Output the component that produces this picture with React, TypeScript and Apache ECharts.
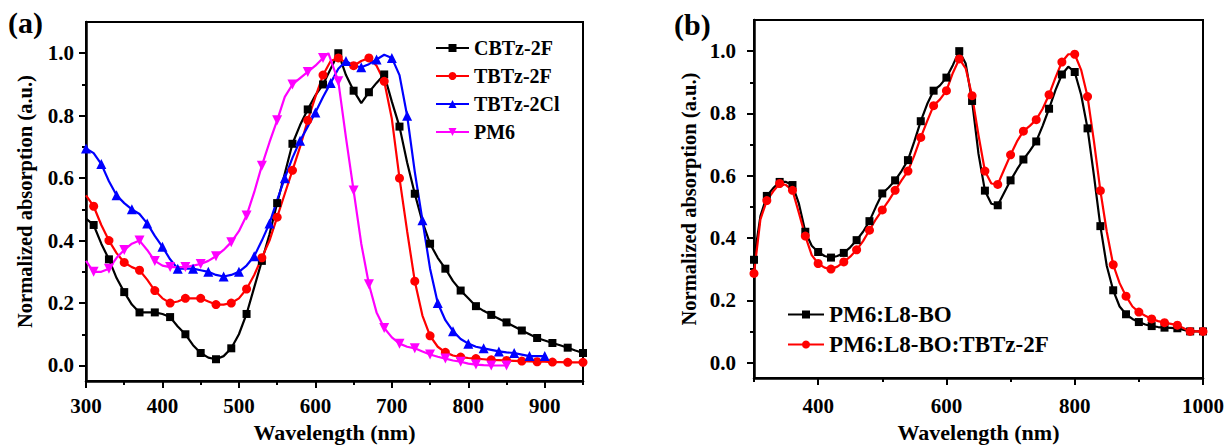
import React, { useEffect, useRef } from 'react';
import * as echarts from 'echarts';

// ---------- Panel (a) data ----------
const wlA = [300, 310, 320, 330, 340, 350, 360, 370, 380, 390, 400, 410, 420, 430, 440, 450, 460, 470, 480, 490, 500, 510, 520, 530, 540, 550, 560, 570, 580, 590, 600, 610, 620, 630, 640, 650, 660, 670, 680, 690, 700, 710, 720, 730, 740, 750, 760, 770, 780, 790, 800, 810, 820, 830, 840, 850, 860, 870, 880, 890, 900, 910, 920, 930, 940, 950];
const cbtz2f = [0.47, 0.45, 0.39, 0.34, 0.28, 0.235, 0.195, 0.17, 0.17, 0.17, 0.165, 0.155, 0.125, 0.1, 0.065, 0.04, 0.025, 0.02, 0.03, 0.055, 0.1, 0.165, 0.25, 0.335, 0.42, 0.52, 0.615, 0.71, 0.77, 0.82, 0.865, 0.9, 0.95, 1.0, 0.93, 0.88, 0.84, 0.875, 0.905, 0.932, 0.845, 0.765, 0.65, 0.55, 0.46, 0.39, 0.345, 0.31, 0.27, 0.24, 0.215, 0.19, 0.175, 0.162, 0.15, 0.138, 0.125, 0.112, 0.1, 0.088, 0.08, 0.072, 0.065, 0.057, 0.048, 0.04];
const tbtz2f = [0.545, 0.51, 0.45, 0.4, 0.36, 0.33, 0.315, 0.305, 0.275, 0.24, 0.215, 0.2, 0.205, 0.215, 0.215, 0.215, 0.205, 0.195, 0.195, 0.2, 0.215, 0.245, 0.29, 0.345, 0.4, 0.475, 0.55, 0.625, 0.7, 0.785, 0.86, 0.93, 0.975, 0.985, 0.97, 0.96, 0.975, 0.985, 0.96, 0.91, 0.79, 0.6, 0.43, 0.27, 0.16, 0.095, 0.06, 0.042, 0.032, 0.027, 0.024, 0.022, 0.02, 0.018, 0.017, 0.016, 0.015, 0.014, 0.013, 0.012, 0.012, 0.011, 0.011, 0.01, 0.01, 0.01];
const wlCl = [300, 310, 320, 330, 340, 350, 360, 370, 380, 390, 400, 410, 420, 430, 440, 450, 460, 470, 480, 490, 500, 510, 520, 530, 540, 550, 560, 570, 580, 590, 600, 610, 620, 630, 640, 650, 660, 670, 680, 690, 700, 710, 720, 730, 740, 750, 760, 770, 780, 790, 800, 810, 820, 830, 840, 850, 860, 870, 880, 890, 900];
const tbtz2cl = [0.695, 0.68, 0.645, 0.59, 0.545, 0.52, 0.5, 0.485, 0.455, 0.415, 0.38, 0.34, 0.31, 0.31, 0.31, 0.305, 0.3, 0.29, 0.285, 0.29, 0.3, 0.32, 0.35, 0.4, 0.455, 0.53, 0.6, 0.665, 0.72, 0.765, 0.81, 0.86, 0.905, 0.95, 0.975, 0.96, 0.955, 0.965, 0.98, 0.995, 0.985, 0.93, 0.8, 0.62, 0.465, 0.31, 0.2, 0.145, 0.11, 0.085, 0.07, 0.06, 0.055, 0.05, 0.045, 0.042, 0.04, 0.035, 0.03, 0.03, 0.03];
const wlPm6 = [300, 310, 320, 330, 340, 350, 360, 370, 380, 390, 400, 410, 420, 430, 440, 450, 460, 470, 480, 490, 500, 510, 520, 530, 540, 550, 560, 570, 580, 590, 600, 610, 617, 630, 640, 650, 660, 670, 680, 690, 700, 710, 720, 730, 740, 750, 760, 770, 780, 790, 800, 810, 820, 830, 840, 850];
const pm6 = [0.335, 0.3, 0.3, 0.31, 0.345, 0.37, 0.39, 0.4, 0.37, 0.335, 0.32, 0.315, 0.315, 0.315, 0.32, 0.325, 0.335, 0.35, 0.37, 0.395, 0.43, 0.48, 0.555, 0.64, 0.715, 0.785, 0.86, 0.9, 0.92, 0.94, 0.96, 0.985, 1.0, 0.91, 0.73, 0.56, 0.39, 0.26, 0.17, 0.12, 0.09, 0.07, 0.06, 0.055, 0.045, 0.035, 0.028, 0.022, 0.016, 0.012, 0.006, 0.003, 0.001, 0.0, 0.0, 0.0];

// ---------- Panel (b) data ----------
const wlB = [300, 310, 320, 330, 340, 350, 360, 370, 380, 390, 400, 410, 420, 430, 440, 450, 460, 470, 480, 490, 500, 510, 520, 530, 540, 550, 560, 570, 580, 590, 600, 610, 620, 630, 640, 650, 660, 670, 680, 690, 700, 710, 720, 730, 740, 750, 760, 770, 780, 790, 800, 810, 820, 830, 840, 850, 860, 870, 880, 890, 900, 910, 920, 930, 940, 950, 960, 970, 980, 990, 1000];
const pm6L8bo = [0.33, 0.47, 0.535, 0.56, 0.58, 0.58, 0.57, 0.51, 0.42, 0.375, 0.355, 0.342, 0.337, 0.342, 0.352, 0.37, 0.393, 0.42, 0.454, 0.5, 0.543, 0.562, 0.585, 0.615, 0.65, 0.71, 0.775, 0.83, 0.873, 0.89, 0.915, 0.955, 1.0, 0.96, 0.84, 0.67, 0.552, 0.51, 0.505, 0.545, 0.585, 0.62, 0.652, 0.68, 0.71, 0.76, 0.815, 0.875, 0.925, 0.95, 0.933, 0.86, 0.752, 0.6, 0.438, 0.31, 0.232, 0.18, 0.155, 0.14, 0.13, 0.122, 0.117, 0.114, 0.112, 0.111, 0.11, 0.105, 0.1, 0.1, 0.1];
const pm6L8boTbtz = [0.286, 0.46, 0.52, 0.55, 0.575, 0.57, 0.553, 0.48, 0.406, 0.345, 0.318, 0.305, 0.3, 0.308, 0.323, 0.34, 0.362, 0.39, 0.425, 0.46, 0.49, 0.52, 0.553, 0.585, 0.615, 0.665, 0.723, 0.775, 0.825, 0.845, 0.873, 0.93, 0.975, 0.945, 0.857, 0.73, 0.615, 0.575, 0.572, 0.62, 0.667, 0.71, 0.743, 0.76, 0.78, 0.815, 0.86, 0.915, 0.965, 0.99, 0.99, 0.94, 0.854, 0.71, 0.552, 0.42, 0.314, 0.255, 0.213, 0.18, 0.162, 0.15, 0.14, 0.133, 0.128, 0.124, 0.12, 0.11, 0.1, 0.1, 0.1];

// ---------- Ticks ----------
const xTicksA = [300, 400, 500, 600, 700, 800, 900];
const xMinorA = [350, 450, 550, 650, 750, 850, 950];
const xTicksB = [400, 600, 800, 1000];
const xMinorB = [300, 500, 700, 900];
const yTicks = [0, 0.2, 0.4, 0.6, 0.8, 1.0];
const yMinor = [0.1, 0.3, 0.5, 0.7, 0.9];

const FONT = 'Liberation Serif';
const pair = (xs: number[], ys: number[]) => xs.map((x, i) => [x, ys[i]]);

export default function App() {
  const ref = useRef<HTMLDivElement>(null);
  useEffect(() => {
    const chart = echarts.init(ref.current!, null, { renderer: 'svg' });
    const axisLineStyle = { color: '#000', width: 2.5 };
    const mainX = (gridIndex: number, min: number, max: number, ticks: number[], name: string, gap: number, margin: number) => ({
      type: 'value', gridIndex, min, max, name, nameLocation: 'middle', nameGap: gap,
      nameTextStyle: { fontFamily: FONT, fontWeight: 'bold', fontSize: 22, color: '#000' },
      axisLine: { show: true, onZero: false, lineStyle: axisLineStyle },
      axisTick: { show: true, inside: false, length: 7, customValues: ticks, lineStyle: { color: '#000', width: 2 } },
      axisLabel: { show: true, customValues: ticks, margin, formatter: (v: number) => String(v), fontFamily: FONT, fontWeight: 'bold', fontSize: 21, color: '#000' },
      splitLine: { show: false },
    });
    const minorX = (gridIndex: number, min: number, max: number, ticks: number[]) => ({
      type: 'value', gridIndex, min, max, position: 'bottom',
      axisLine: { show: false, onZero: false },
      axisTick: { show: true, inside: false, length: 4, customValues: ticks, lineStyle: { color: '#000', width: 2 } },
      axisLabel: { show: false },
      splitLine: { show: false },
    });
    const mainY = (gridIndex: number, gap: number, margin: number) => ({
      type: 'value', gridIndex, min: -0.05, max: 1.1,
      name: 'Normalized absorption (a.u.)', nameLocation: 'middle', nameGap: gap,
      nameTextStyle: { fontFamily: FONT, fontWeight: 'bold', fontSize: 20.5, color: '#000' },
      axisLine: { show: true, onZero: false, lineStyle: axisLineStyle },
      axisTick: { show: true, inside: false, length: 7, customValues: yTicks, lineStyle: { color: '#000', width: 2 } },
      axisLabel: { show: true, customValues: yTicks, margin, formatter: (v: number) => v.toFixed(1), fontFamily: FONT, fontWeight: 'bold', fontSize: 21, color: '#000' },
      splitLine: { show: false },
    });
    const minorY = (gridIndex: number) => ({
      type: 'value', gridIndex, min: -0.05, max: 1.1, position: 'left',
      axisLine: { show: false, onZero: false },
      axisTick: { show: true, inside: false, length: 4, customValues: yMinor, lineStyle: { color: '#000', width: 2 } },
      axisLabel: { show: false },
      splitLine: { show: false },
    });
    const mark = (phase: number, size: number) => (v: number[]) => (Math.round(v[0]) % 20 === phase ? size : 0);
    const line = (name: string, data: number[][], color: string, symbol: string, phase: number, size: number, xi: number) => ({
      name, type: 'line', data, xAxisIndex: xi, yAxisIndex: xi,
      symbol, symbolSize: mark(phase, size), showAllSymbol: true,
      lineStyle: { color, width: 2.2 }, itemStyle: { color },
      emphasis: { disabled: true }, z: 3,
    });
    const invTri = 'path://M0,0 L10,0 L5,9 Z';
    chart.setOption({
      animation: false,
      backgroundColor: '#fff',
      grid: [
        { left: 86, right: 644, top: 22, bottom: 61, show: true, borderColor: '#000', borderWidth: 2, backgroundColor: 'transparent' },
        { left: 754, right: 24, top: 20, bottom: 65, show: true, borderColor: '#000', borderWidth: 2, backgroundColor: 'transparent' },
      ],
      xAxis: [
        mainX(0, 300, 950, xTicksA, 'Wavelength (nm)', 37, 14),
        minorX(0, 300, 950, xMinorA),
        mainX(1, 300, 1000, xTicksB, 'Wavelength (nm)', 39, 17),
        minorX(1, 300, 1000, xMinorB),
      ],
      yAxis: [mainY(0, 51, 12), minorY(0), mainY(1, 55, 18), minorY(1)],
      legend: [
        {
          data: ['CBTz-2F', 'TBTz-2F', 'TBTz-2Cl', 'PM6'], orient: 'vertical', left: 430, top: 33,
          itemWidth: 33, itemHeight: 10, itemGap: 8, selectedMode: false,
          textStyle: { fontFamily: FONT, fontWeight: 'bold', fontSize: 20, color: '#000' },
        },
        {
          data: ['PM6:L8-BO', 'PM6:L8-BO:TBTz-2F'], orient: 'vertical', left: 782, top: 298,
          itemWidth: 36, itemHeight: 10, itemGap: 7, selectedMode: false,
          textStyle: { fontFamily: FONT, fontWeight: 'bold', fontSize: 23, color: '#000' },
        },
      ],
      graphic: [
        { type: 'text', left: 8, top: 7, style: { text: '(a)', fontFamily: FONT, fontWeight: 'bold', fontSize: 30, fill: '#000' } },
        { type: 'text', left: 674, top: 9, style: { text: '(b)', fontFamily: FONT, fontWeight: 'bold', fontSize: 30, fill: '#000' } },
      ],
      series: [
        line('CBTz-2F', pair(wlA, cbtz2f), '#000000', 'rect', 10, 8, 0),
        line('TBTz-2F', pair(wlA, tbtz2f), '#ff0000', 'circle', 10, 9, 0),
        line('TBTz-2Cl', pair(wlCl, tbtz2cl), '#0000ff', 'triangle', 0, 10, 0),
        line('PM6', pair(wlPm6, pm6), '#ff00ff', invTri, 10, 10, 0),
        line('PM6:L8-BO', pair(wlB, pm6L8bo), '#000000', 'rect', 0, 8, 2),
        line('PM6:L8-BO:TBTz-2F', pair(wlB, pm6L8boTbtz), '#ff0000', 'circle', 0, 9, 2),
      ],
    });
    return () => chart.dispose();
  }, []);
  return <div ref={ref} style={{ position: 'fixed', left: 0, top: 0, width: 1227, height: 448 }} />;
}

[Do this] From the first line above to the line containing "import * as echarts from 'echarts';", repeat each line exactly. Pictures stay out.

[Output]
Output the component that produces this picture with React, TypeScript and Apache ECharts.
import React, { useEffect, useRef } from 'react';
import * as echarts from 'echarts';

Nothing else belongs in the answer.